Fires leave Red Cross hurting for cash

February 13, 2000|By KIMBERLY YAKOWSKI

Though it is in the business of helping others during crises, the Washington County Chapter of the American Red Cross is experiencing a problem of its own and is asking the public for financial assistance.

Director Cindy Blackstock Kline said the organization has spent $17,655 of the $20,000 budgeted for local disasters for the 2000 budget year, which ends June 30.

The Red Cross has responded locally to 16 fires this budget year, helping 32 families and a total of 92 people, she said.

Most recently, the Red Cross provided vouchers for food and clothing for the Reilly and Smith families who were displaced in a George Street fire Jan. 31.


Kline said she expects future expenses, including helping those families furnish new homes, will cost $4,000 or more, putting the agency's disaster relief budget in the red.

"We're getting a little frantic," said Kline.

Kline said it's been two or three years since Washington County has had such a high number of fires in which families have had such large losses.

She isn't sure how much money will be needed for disaster relief since there is no way to predict what disasters may strike, Kline said.

Donations of any amount will help, she said.

"The people in Washington County are so generous, we know that if we make them aware of our situation they will respond," said Kline.

Otherwise, the agency may have to conduct additional fund-raisers, she said.

Donations can be designated for disaster relief and sent to the Washington County Chapter of the American Red Cross at 113 S. Prospect St., Hagerstown, MD 21740.

"(The Red Cross is) an invaluable resource," said Mike Weller, Hagerstown Fire Department Life Safety Educator. He praised the agency's quick response to disaster scenes and tireless efforts for the victims.

"They do a tremendous job and take the burden off us," by caring for the needs of the victims so firefighters can concentrate on putting out a blaze, he said.

The Red Cross is a United Way-funded agency, but United Way funds are not directly designated for local disaster relief, Kline said. The organization relies on the public for disaster-relief funds, she said.

Unlike such charitable organizations as Goodwill and the Salvation Army, the Red Cross does not accept donations of clothing or furniture, said Kline.

"We are not set up for that. We don't have the storage or means of cleaning the clothes," she said.

Sometimes generous Washington County residents get the organizations confused and she is forced to turn down such contributions, she said.

At a disaster scene, such as a fire or flood, Red Cross representatives provide for the victim's immediate needs such as shelter, food, clothing and medicine, if necessary.

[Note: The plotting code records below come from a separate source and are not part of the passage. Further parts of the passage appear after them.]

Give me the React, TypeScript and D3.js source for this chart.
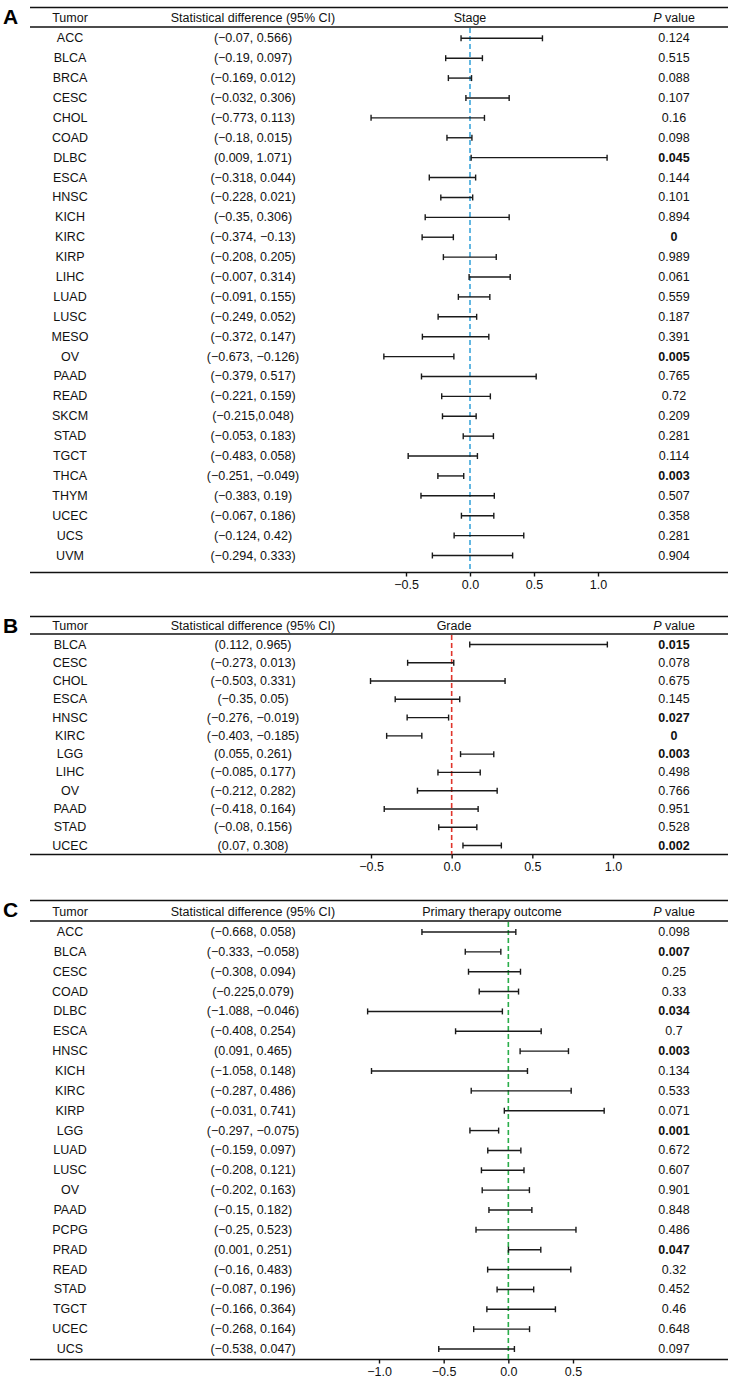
import React, { useEffect, useRef } from "react";
import * as d3 from "d3";

// ---- data ----
const stageTumors = ["ACC", "BLCA", "BRCA", "CESC", "CHOL", "COAD", "DLBC", "ESCA", "HNSC", "KICH", "KIRC", "KIRP", "LIHC", "LUAD", "LUSC", "MESO", "OV", "PAAD", "READ", "SKCM", "STAD", "TGCT", "THCA", "THYM", "UCEC", "UCS", "UVM"];
const stageLow = [-0.07, -0.19, -0.169, -0.032, -0.773, -0.18, 0.009, -0.318, -0.228, -0.35, -0.374, -0.208, -0.007, -0.091, -0.249, -0.372, -0.673, -0.379, -0.221, -0.215, -0.053, -0.483, -0.251, -0.383, -0.067, -0.124, -0.294];
const stageHigh = [0.566, 0.097, 0.012, 0.306, 0.113, 0.015, 1.071, 0.044, 0.021, 0.306, -0.13, 0.205, 0.314, 0.155, 0.052, 0.147, -0.126, 0.517, 0.159, 0.048, 0.183, 0.058, -0.049, 0.19, 0.186, 0.42, 0.333];
const stageP = [0.124, 0.515, 0.088, 0.107, 0.16, 0.098, 0.045, 0.144, 0.101, 0.894, 0, 0.989, 0.061, 0.559, 0.187, 0.391, 0.005, 0.765, 0.72, 0.209, 0.281, 0.114, 0.003, 0.507, 0.358, 0.281, 0.904];

const gradeTumors = ["BLCA", "CESC", "CHOL", "ESCA", "HNSC", "KIRC", "LGG", "LIHC", "OV", "PAAD", "STAD", "UCEC"];
const gradeLow = [0.112, -0.273, -0.503, -0.35, -0.276, -0.403, 0.055, -0.085, -0.212, -0.418, -0.08, 0.07];
const gradeHigh = [0.965, 0.013, 0.331, 0.05, -0.019, -0.185, 0.261, 0.177, 0.282, 0.164, 0.156, 0.308];
const gradeP = [0.015, 0.078, 0.675, 0.145, 0.027, 0, 0.003, 0.498, 0.766, 0.951, 0.528, 0.002];

const therapyTumors = ["ACC", "BLCA", "CESC", "COAD", "DLBC", "ESCA", "HNSC", "KICH", "KIRC", "KIRP", "LGG", "LUAD", "LUSC", "OV", "PAAD", "PCPG", "PRAD", "READ", "STAD", "TGCT", "UCEC", "UCS"];
const therapyLow = [-0.668, -0.333, -0.308, -0.225, -1.088, -0.408, 0.091, -1.058, -0.287, -0.031, -0.297, -0.159, -0.208, -0.202, -0.15, -0.25, 0.001, -0.16, -0.087, -0.166, -0.268, -0.538];
const therapyHigh = [0.058, -0.058, 0.094, 0.079, -0.046, 0.254, 0.465, 0.148, 0.486, 0.741, -0.075, 0.097, 0.121, 0.163, 0.182, 0.523, 0.251, 0.483, 0.196, 0.364, 0.164, 0.047];
const therapyP = [0.098, 0.007, 0.25, 0.33, 0.034, 0.7, 0.003, 0.134, 0.533, 0.071, 0.001, 0.672, 0.607, 0.901, 0.848, 0.486, 0.047, 0.32, 0.452, 0.46, 0.648, 0.097];

const axisTicks = [-1.0, -0.5, 0, 0.5, 1.0];

// rows whose CI label is printed without a space after the comma
const tightLabels = { Stage: ["SKCM"], Grade: [] as string[], "Primary therapy outcome": ["COAD"] };

const FONT = "'Liberation Sans', Arial, sans-serif";

function fmt(v: number) {
  return String(v).replace("-", "\u2212");
}

function drawPanel(svg: any, cfg: any) {
  const g = svg.append("g");
  const n = cfg.tumors.length;

  const x = d3.scaleLinear().domain(cfg.xDomain).range(cfg.xRange);
  const y = d3.scaleLinear().domain([0, n - 1]).range([cfg.firstRow, cfg.lastRow]);

  // panel letter
  g.append("text")
    .attr("x", 3)
    .attr("y", cfg.top + 16)
    .attr("font-family", FONT)
    .attr("font-weight", "bold")
    .attr("font-size", 21)
    .text(cfg.letter);

  // table rules
  [cfg.top, cfg.headLine, cfg.axisY].forEach((ly: number) => {
    g.append("line")
      .attr("x1", 30)
      .attr("x2", 728)
      .attr("y1", ly)
      .attr("y2", ly)
      .attr("stroke", "#111")
      .attr("stroke-width", 1.4);
  });

  // header
  const headY = (cfg.top + cfg.headLine) / 2 + 1;
  const head = g.append("g")
    .attr("font-family", FONT)
    .attr("font-size", 12.5)
    .attr("text-anchor", "middle")
    .attr("fill", "#111");
  head.append("text").attr("x", 70).attr("y", headY).attr("dominant-baseline", "central").text("Tumor");
  head.append("text").attr("x", 253).attr("y", headY).attr("dominant-baseline", "central").text("Statistical difference (95% CI)");
  head.append("text").attr("x", cfg.titleX).attr("y", headY).attr("dominant-baseline", "central").text(cfg.title);
  const pv = head.append("text").attr("x", 674).attr("y", headY).attr("dominant-baseline", "central");
  pv.append("tspan").attr("font-style", "italic").text("P");
  pv.append("tspan").text(" value");

  // reference line at zero
  g.append("line")
    .attr("x1", x(0))
    .attr("x2", x(0))
    .attr("y1", cfg.headLine + 1)
    .attr("y2", cfg.axisY)
    .attr("stroke", cfg.color)
    .attr("stroke-width", 1.6)
    .attr("stroke-dasharray", "5,3");

  const idx = d3.range(n);
  const tight: string[] = cfg.tight;

  // rows text
  const rows = g.append("g")
    .attr("font-family", FONT)
    .attr("font-size", 12.5)
    .attr("text-anchor", "middle")
    .attr("fill", "#111");
  rows.selectAll("text.name")
    .data(idx)
    .enter()
    .append("text")
    .attr("class", "name")
    .attr("x", 70)
    .attr("y", (i: number) => y(i))
    .attr("dominant-baseline", "central")
    .text((i: number) => cfg.tumors[i]);
  rows.selectAll("text.ci")
    .data(idx)
    .enter()
    .append("text")
    .attr("class", "ci")
    .attr("x", 253)
    .attr("y", (i: number) => y(i))
    .attr("dominant-baseline", "central")
    .text((i: number) =>
      "(" + fmt(cfg.low[i]) + (tight.includes(cfg.tumors[i]) ? "," : ", ") + fmt(cfg.high[i]) + ")"
    );
  rows.selectAll("text.p")
    .data(idx)
    .enter()
    .append("text")
    .attr("class", "p")
    .attr("x", 674)
    .attr("y", (i: number) => y(i))
    .attr("dominant-baseline", "central")
    .attr("font-weight", (i: number) => (cfg.p[i] < 0.05 ? "bold" : "normal"))
    .text((i: number) => String(cfg.p[i]));

  // error bars
  const bars = g.append("g").attr("stroke", "#1a1a1a").attr("stroke-width", 1.4);
  idx.forEach((i: number) => {
    const yy = y(i);
    bars.append("line").attr("x1", x(cfg.low[i])).attr("x2", x(cfg.high[i])).attr("y1", yy).attr("y2", yy);
    bars.append("line").attr("x1", x(cfg.low[i])).attr("x2", x(cfg.low[i])).attr("y1", yy - 3).attr("y2", yy + 3);
    bars.append("line").attr("x1", x(cfg.high[i])).attr("x2", x(cfg.high[i])).attr("y1", yy - 3).attr("y2", yy + 3);
  });

  // x axis
  const ticks = axisTicks.filter((t) => t >= cfg.xDomain[0] && t <= cfg.xDomain[1]);
  const ax = g.append("g")
    .attr("transform", "translate(0," + cfg.axisY + ")")
    .call(
      d3.axisBottom(x)
        .tickValues(ticks)
        .tickFormat(d3.format(".1f") as any)
        .tickSizeInner(4)
        .tickSizeOuter(0)
        .tickPadding(4)
    );
  ax.select(".domain").remove();
  ax.selectAll("line").attr("stroke", "#111").attr("stroke-width", 1.4);
  ax.selectAll("text").attr("font-family", FONT).attr("font-size", 12.5).attr("fill", "#111");
}

export default function App() {
  const ref = useRef<SVGSVGElement>(null);

  useEffect(() => {
    const svg = d3.select(ref.current);
    svg.selectAll("*").remove();

    drawPanel(svg, {
      letter: "A", title: "Stage", titleX: 470, color: "#3ca6db",
      tumors: stageTumors, low: stageLow, high: stageHigh, p: stageP, tight: tightLabels.Stage,
      top: 7.5, headLine: 27, firstRow: 38.3, lastRow: 555.5, axisY: 572.5,
      xDomain: [-0.5, 1.0], xRange: [406, 598],
    });
    drawPanel(svg, {
      letter: "B", title: "Grade", titleX: 454, color: "#e0352b",
      tumors: gradeTumors, low: gradeLow, high: gradeHigh, p: gradeP, tight: tightLabels.Grade,
      top: 616.5, headLine: 634, firstRow: 644.5, lastRow: 845.5, axisY: 854.5,
      xDomain: [-0.5, 1.0], xRange: [371, 613],
    });
    drawPanel(svg, {
      letter: "C", title: "Primary therapy outcome", titleX: 492, color: "#2aae4a",
      tumors: therapyTumors, low: therapyLow, high: therapyHigh, p: therapyP, tight: tightLabels["Primary therapy outcome"],
      top: 900.5, headLine: 921, firstRow: 932, lastRow: 1349, axisY: 1359.5,
      xDomain: [-1.0, 0.5], xRange: [379, 573],
    });
  }, []);

  return (
    <svg
      ref={ref}
      width={740}
      height={1382}
      style={{ position: "absolute", left: 0, top: 0, background: "#fff" }}
    />
  );
}
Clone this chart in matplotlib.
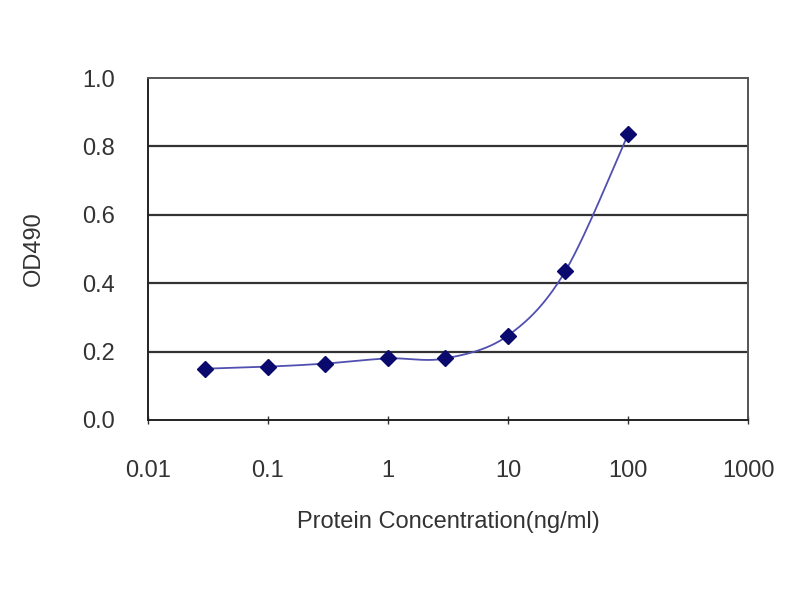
import numpy as np
import matplotlib
matplotlib.use("Agg")
import matplotlib.pyplot as plt
from matplotlib.ticker import FixedLocator, FixedFormatter

# Données
conc = [0.03, 0.1, 0.3, 1, 3, 10, 30, 100]
od490 = [0.150, 0.156, 0.165, 0.180, 0.180, 0.247, 0.435, 0.835]
xticks = [0.01, 0.1, 1, 10, 100, 1000]
xticklabels = ["0.01", "0.1", "1", "10", "100", "1000"]
yticks = [0.0, 0.2, 0.4, 0.6, 0.8, 1.0]
yticklabels = ["0.0", "0.2", "0.4", "0.6", "0.8", "1.0"]

plt.rcParams["font.family"] = ["Liberation Sans", "DejaVu Sans"]


def lissage(x, y, n=30):
    # courbe lissée type Excel (Catmull-Rom) en log(x)
    lx = np.log10(np.asarray(x, dtype=float))
    y = np.asarray(y, dtype=float)
    px = np.concatenate([[lx[0]], lx, [lx[-1]]])
    py = np.concatenate([[y[0]], y, [y[-1]]])
    xs, ys = [], []
    t = np.linspace(0, 1, n)
    for i in range(1, len(px) - 2):
        p0, p1, p2, p3 = px[i - 1], px[i], px[i + 1], px[i + 2]
        q0, q1, q2, q3 = py[i - 1], py[i], py[i + 1], py[i + 2]
        bx = [p1, p1 + (p2 - p0) / 6, p2 - (p3 - p1) / 6, p2]
        by = [q1, q1 + (q2 - q0) / 6, q2 - (q3 - q1) / 6, q2]
        cx = ((1 - t) ** 3 * bx[0] + 3 * (1 - t) ** 2 * t * bx[1]
              + 3 * (1 - t) * t ** 2 * bx[2] + t ** 3 * bx[3])
        cy = ((1 - t) ** 3 * by[0] + 3 * (1 - t) ** 2 * t * by[1]
              + 3 * (1 - t) * t ** 2 * by[2] + t ** 3 * by[3])
        xs.extend(cx)
        ys.extend(cy)
    return 10 ** np.array(xs), np.array(ys)


fig = plt.figure(figsize=(8, 6), dpi=100)
ax = fig.add_axes([0.185, 0.30, 0.75, 0.57])

for v in yticks[1:-1]:
    ax.axhline(v, color="#333333", lw=1.6, zorder=1)

xc, yc = lissage(conc, od490)
ax.plot(xc, yc, color="#5050b0", lw=1.3, zorder=2)
ax.plot(conc, od490, ls="none", marker="D", ms=8, color="#0a0a6e", zorder=3)

ax.set_xscale("log")
ax.set_xlim(0.01, 1000)
ax.set_ylim(0, 1.0)
ax.xaxis.set_major_locator(FixedLocator(xticks))
ax.xaxis.set_major_formatter(FixedFormatter(xticklabels))
ax.xaxis.set_minor_locator(FixedLocator([]))
ax.set_yticks(yticks)
ax.set_yticklabels(yticklabels)
ax.tick_params(axis="both", labelsize=17, colors="#333333", width=1)
ax.tick_params(axis="y", length=0, pad=24)
ax.tick_params(axis="x", direction="inout", length=6, pad=26)

for side in ["left", "bottom"]:
    ax.spines[side].set_color("#222222")
    ax.spines[side].set_linewidth(1.4)
for side in ["top", "right"]:
    ax.spines[side].set_color("#555555")
    ax.spines[side].set_linewidth(1.4)

ax.set_xlabel("Protein Concentration(ng/ml)", fontsize=17, color="#333333")
ax.set_ylabel("OD490", fontsize=17, color="#333333")
ax.xaxis.label.set_va("center")
ax.yaxis.label.set_va("center")
ax.xaxis.set_label_coords(0.5, -0.298)
ax.yaxis.set_label_coords(-0.19, 0.5)

fig.savefig("out.png", dpi=100)
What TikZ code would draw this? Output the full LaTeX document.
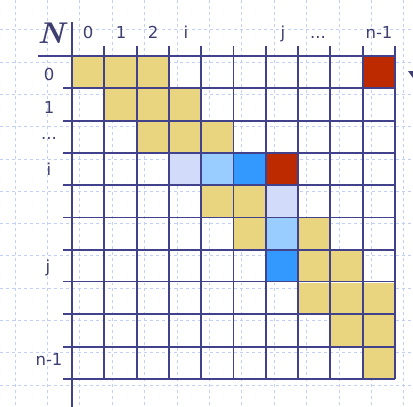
\documentclass[tikz,border=0pt]{standalone}
\usepackage{fontspec}
\newfontfamily\labfont{DejaVu Sans}
\definecolor{gridc}{RGB}{66,66,140}
\definecolor{txt}{RGB}{62,62,112}
\definecolor{bgd}{RGB}{195,208,246}
\definecolor{yel}{RGB}{233,213,128}
\definecolor{redc}{RGB}{190,42,0}
\definecolor{lav}{RGB}{210,220,250}
\definecolor{lblue}{RGB}{153,204,255}
\definecolor{dblue}{RGB}{51,153,255}
\newcommand{\mycell}[3]{\fill[#3] ({72+32.3*#1},{56+32.3*#2}) rectangle ++(32.3,32.3);}
\begin{document}
\begin{tikzpicture}[x=1pt,y=-1pt,
  bgline/.style={bgd,line width=1pt,dash pattern=on 3pt off 3pt},
  gline/.style={gridc,line width=1.9pt},
  lab/.style={text=txt,font=\labfont\fontsize{16.5}{16.5}\selectfont,inner sep=0pt,anchor=base}]
\useasboundingbox (0,0) rectangle (413,407);
\fill[white] (0,0) rectangle (413,407);
% background graph paper
\foreach \k in {0,...,12} \draw[bgline] ({15+32.4*\k},0) -- ++(0,407);
\foreach \k in {1,...,12} \draw[bgline] (0,{-2.5+32.3*\k}) -- ++(413,0);
% coloured cells
\foreach \c/\r in {0/0,1/0,2/0,1/1,2/1,3/1,2/2,3/2,4/2,4/4,5/4,5/5,7/5,7/6,8/6,7/7,8/7,9/7,8/8,9/8,9/9}
  {\mycell{\c}{\r}{yel}}
\mycell{9}{0}{redc}
\mycell{6}{3}{redc}
\mycell{3}{3}{lav}
\mycell{6}{4}{lav}
\mycell{4}{3}{lblue}
\mycell{6}{5}{lblue}
\mycell{5}{3}{dblue}
\mycell{6}{6}{dblue}
% grid lines
\draw[gline] (38,56) -- (395,56);
\foreach \k in {1,...,6,8,9,10} \draw[gline] (63,{56+32.3*\k}) -- (395,{56+32.3*\k});
\draw[white,line width=1.2pt] (63,282) -- (397,282);
\draw[gridc,line width=0.6pt] (63,280.8) -- (395,280.8);
\draw[gline] (72,22) -- (72,407);
\foreach \k in {1,...,10} \draw[gline] ({72+32.3*\k},46) -- ({72+32.3*\k},379);
% labels
\node[text=txt,inner sep=0pt,anchor=base] (N) at (51,43) {\fontsize{30}{30}\selectfont\bfseries\itshape N};
\node[lab] (c0) at (88,38.5) {0};
\node[lab] (c1) at (121,38.5) {1};
\node[lab] (c2) at (153,38.5) {2};
\node[lab] (ci) at (186,38.5) {i};
\node[lab] (cj) at (283,38.5) {j};
\node[lab] (cd) at (318,38.5) {...};
\node[lab] (cn) at (379,38.5) {n-1};
\node[lab] (r0) at (49,80) {0};
\node[lab] (r1) at (49,113) {1};
\node[lab] (rd) at (49,139) {...};
\node[lab] (ri) at (49,175) {i};
\node[lab] (rj) at (48,272) {j};
\node[lab] (rn) at (49,365) {n-1};
\fill[txt] (408,71) -- (418,71) -- (413,78) -- cycle;
\end{tikzpicture}
\end{document}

Follow-up care is provided in some cases and can include purchasing furniture, bedding and food for new homes.

Vouchers for new clothing from the Red Cross provide more than clothes, she said.

"It aids our clients in recovering emotionally. In many cases people have lost everything and that can be devastating," she said. "They are entitled to be able to buy their own clothes, in their own sizes in styles they like."

Debbie Smith, who lost clothing, some furniture, bedding and other items in the George Street fire, said the Red Cross has been a big help.

"They were wonderful with everything," said Smith, who is temporarily staying with family. "It's really hard to rebuild your life and we appreciate what they've done."

Other Red Cross programs include blood donations, service to military families and transportation for veterans.